How has this come about? The Pope entrusts one of his thoughts to those who are present: that there has been an intervention of an adverse power. Its name is the devil, this mysterious being that the Letter of St. Peter also alludes to. So many times, furthermore, in the Gospel, on the lips of Christ himself, the mention of this enemy of men returns. The Holy Father observes, “We believe in something that is preternatural that has come into the world precisely to disturb, to suffocate the fruits of the Ecumenical Council, and to impede the Church from breaking into the hymn of joy at having renewed in fullness its awareness of itself. Precisely for this reason, we should wish to be able, in this moment more than ever, to exercise the function God assigned to Peter, to strengthen the Faith of the brothers. We should wish to communicate to you this charism of certitude that the Lord gives to him who represents him though unworthily on this earth.” Faith gives us certitude, security, when it is based upon the Word of God accepted and consented to with our very own reason and with our very own human spirit. Whoever believes with simplicity, with humility, sense that he is on the good road, that he has an interior testimony that strengthens him in the difficult conquest of the truth.
By the late 1960's and early 1970's many theologians and thus many priests were teaching that the Second Vatican Council or its "spirit" had created a new Church distinct from the Church prior to the Council. This was a lie! But because of this hermeneutic of discontinuity or rupture, theologians began to promote the following theologies as though these were doctrine that the Second Vatican Council desired:
1. Original Sin--the traditional approach too negative and an insult to human beings created in the image and likeness of God--needed a more positive understanding of human nature as good.
2. Sin, needed to emphasize the good people do and let their conscience guide them rather than decrees, laws and commandments. This led to the book by Karl Meninger, titled, "Whatever became of Sin." Mortal sin was demolished by theologians of this period.
3. A more positive view of sex in all its forms including artificial contraception had to be allowed. This was the beginning of the nose of the camel into the tent of the Church's traditional teachings on sex being dismantled in favor of the goodness of homosexual acts, thus the possibility of homosexual marriage, and openness to a wider variety of acceptable sexual practices within marriage that transcended natural law and scriptural prohibitions. In other words, theologians embraced the sexual revolution of this period.(any wonder there is a rise in reported cases of sexual abuse of children and adults by clergy, especially around 1974?)

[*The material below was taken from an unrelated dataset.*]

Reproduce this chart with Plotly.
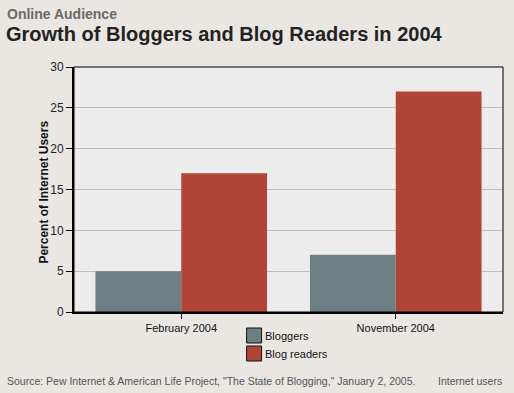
import plotly.graph_objects as go

categories = ["February 2004", "November 2004"]
bloggers = [5, 7]
blog_readers = [17, 27]
series_names = ["Bloggers", "Blog readers"]
y_ticks = [0, 5, 10, 15, 20, 25, 30]

W, H = 514, 393
L, R, T, B = 73.5, 503.5, 67, 312
pw, ph = R - L, B - T

def px(x):
    return (x - L) / pw

def py(y):
    return (B - y) / ph

c_blog = "#6E7F84"
c_read = "#B04436"
font = "Liberation Sans, Arial, sans-serif"

fig = go.Figure()
fig.add_trace(go.Bar(x=categories, y=bloggers, name=series_names[0],
                     marker=dict(color=c_blog, line=dict(width=0)), showlegend=False))
fig.add_trace(go.Bar(x=categories, y=blog_readers, name=series_names[1],
                     marker=dict(color=c_read, line=dict(width=0)), showlegend=False))

shapes = [
    dict(type="rect", xref="paper", yref="paper", x0=0, x1=1, y0=0, y1=1,
         line=dict(color="black", width=1), layer="above"),
]
annotations = [
    dict(text="<b>Online Audience</b>", x=px(4), y=py(14), xref="paper", yref="paper",
         xanchor="left", yanchor="middle", showarrow=False,
         font=dict(family=font, size=14, color="#6a6a6a")),
    dict(text="<b>Growth of Bloggers and Blog Readers in 2004</b>", x=px(3), y=py(34),
         xref="paper", yref="paper", xanchor="left", yanchor="middle", showarrow=False,
         font=dict(family=font, size=20, color="#222222")),
    dict(text="<b>Percent of Internet Users</b>", x=px(43), y=py(192), xref="paper", yref="paper",
         xanchor="center", yanchor="middle", showarrow=False, textangle=-90,
         font=dict(family=font, size=12, color="#111111")),
    dict(text="Source: Pew Internet & American Life Project, \"The State of Blogging,\" January 2, 2005.",
         x=px(4), y=py(381), xref="paper", yref="paper", xanchor="left", yanchor="middle",
         showarrow=False, font=dict(family=font, size=10.5, color="#555555")),
    dict(text="Internet users", x=px(436), y=py(381), xref="paper", yref="paper",
         xanchor="left", yanchor="middle", showarrow=False,
         font=dict(family=font, size=10.5, color="#555555")),
]
colors = [c_blog, c_read]
for i, name in enumerate(series_names):
    y0 = 328 + i * 18
    shapes.append(dict(type="rect", xref="paper", yref="paper",
                       x0=px(246.5), x1=px(261.5), y0=py(y0), y1=py(y0 + 15),
                       fillcolor=colors[i], line=dict(color="#111111", width=1)))
    annotations.append(dict(text=name, x=px(263), y=py(y0 + 7.5), xref="paper", yref="paper",
                            xanchor="left", yanchor="middle", showarrow=False,
                            font=dict(family=font, size=11, color="#111111")))

fig.update_layout(
    width=W, height=H,
    margin=dict(l=L, r=W - R, t=T, b=H - B, pad=0),
    paper_bgcolor="#EAE7E3",
    plot_bgcolor="#ECECEC",
    barmode="group", bargap=0.2, bargroupgap=0,
    showlegend=False,
    shapes=shapes, annotations=annotations,
    font=dict(family=font, size=12, color="#222222"),
    xaxis=dict(showline=True, linecolor="black", linewidth=2, ticks="outside",
               ticklen=5, tickcolor="black", tickwidth=1, showgrid=False,
               tickfont=dict(size=11, color="#111111"), fixedrange=True),
    yaxis=dict(range=[0, 30], tickvals=y_ticks, showline=True, linecolor="black",
               linewidth=2, ticks="outside", ticklen=6, tickcolor="black",
               showgrid=True, gridcolor="#BDBDBD", gridwidth=1, zeroline=False,
               tickfont=dict(size=12, color="#222222"), fixedrange=True),
)

fig.write_html("out.html", config={"displayModeBar": False},
               post_script="document.body.style.margin='0';document.body.style.background='#EAE7E3';")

4. Devotion to the Blessed Virgin Mary needed to be diminished and God put first (as though he wasn't).
5. Questioned the perpetual virginity of the Blessed Virgin Mary, her Immaculate Conception, the Virgin Birth and her perpetual virginity. She was just like us after all.
6. Questioned the bodily resurrection of Christ; whether or not he knew his divinity and emphasized his humanity--low Christology. He's just a buddy Savior, a slap you on your back kind of a Guy!
7. Questioned the existence of angels in general and thus Satan in particular
8. Questioned the existence of hell therefore
9. Questioned the existence of heaven.
10. Question the existence of purgatory and thus the need of indulgences, penance, etc.
11. Questioned the need of the Sacrament of Penance
12. Question the validity of the Sacrament of Holy Orders
13. Questioned the sacrificial aspect of the Mass
14. Questioned the permanence of marriage
15. Questioned the liturgical rites of the Church
16. promoted an egalitarian ecclesiology of the church, not distinction between clergy and laity
17. promoted women as priests
18. promoted the dismantling of religious life
19. promoted the deconstruction of Catholic churches based upon the egalitarian understanding of Church as a "classless" society--no division between laity and clergy which the altar railing, presbytery or sanctuary represented.
20. Liturgical silliness that led to the trivialization of all of the liturgies of the Church and the destruction of popular pieties all substituted by para-liturgies of great creativity and constant novelty.
The list goes on and on.
We need internal healing in the Church after a full generation of the above that continues to linger in some places of our Church. We need to acknowledge the smoke of Satan, return to prayers that are of a more "exorcism" character and strive for obedience in the areas of faith, morals, Church discipline and canon law. This is the "power fan" to blow away the smoke of Satan.